Limitations of Machine Learning
While Machine Learning has proven to be a revolutionary field, it is not all-powerful. Let us now look at the limitations and drawbacks of Machine Learning:
Requirement of a huge dataset for accurate training
Training Machine Learning models effectively require a large volume of data. It is difficult to acquire huge datasets of good quality for specific business use cases, even though data is being generated rapidly. If you use less data during training, the model accuracy will suffer.
Labeling of training data is time-consuming
This limitation is especially present in the case of Supervised Machine Learning methods. These methods require datasets that are “labeled” - which means human expertise is required to mark the correct output for the training data. This step is necessary for the working of supervised algorithms. Although labeling is not difficult to do, it is extremely time-consuming.
Potentially complicate simpler problems
Machine Learning can potentially complicate problems that are simple enough to be solved using traditional programs and equations. Moreover, Machine Learning models are prone to “overfitting” during training. Overfitting happens when the model focuses on noise, random fluctuations, and insignificant details present in the training data, considers them as features, and learns them. This negatively impacts the model performance.
Require human intervention to work on new problems
Machine Learning algorithms require minimal human intervention. However, expertise and programming might be required in certain cases to constrain and optimize these algorithms to work on new problems.
Learning without Limitations
This is not an in-depth comparison of Data Science vs. Machine Learning, but a superficial one, based on the factors such as career options, limitations, and importance. While Data Science is an interdisciplinary field using large amounts of data to obtain insights, Machine Learning can be considered as a part of Data Science and is one of the ways how Data Science goals can be achieved. Both these fields have multiple career options that are well-paying and in huge demand today with the rise of Big Data.
Frequently Asked Questions(FAQs)
1. Which is better between Data Science and Machine Learning?
There is no concrete answer to this as both these fields provide great career options. Data Science is a broader field whereas Machine Learning is a purely technical and specialized career field.
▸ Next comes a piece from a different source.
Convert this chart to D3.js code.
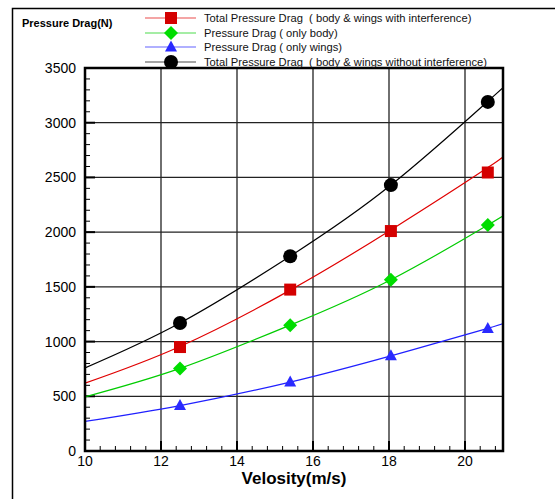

Machine Learning careers will have limited responsibilities while Data Science roles will require you to take up varied and broad sets of responsibilities, both technical and non-technical.
2. Which field out of Data Science and Machine Learning pays more?
Both the career options are equally well-paying and in high demand. Depending on your experience level, skills, industry, and location, the average salary might differ for both fields. According to Payscale and the US Bureau of Labor Statistics, the average Data Scientist’s salary was $97K and $98K respectively. For entry-level careers in Data Science, this figure is estimated to be $85K and it can go to $197K for candidates with higher experience. The average salary of a Machine Learning Engineer is $112K. As you can observe, these figures are all in a similar range.
3. Is Machine Learning a must for Data Science?
Yes, it is mandatory to have Machine Learning skills for Data Science. The ability to evaluate Machine Learning is one of the most relevant Data Science skills. Understanding Machine Learning for quality predictions and estimations will help machines to take real-time decisions and actions with almost no human intervention.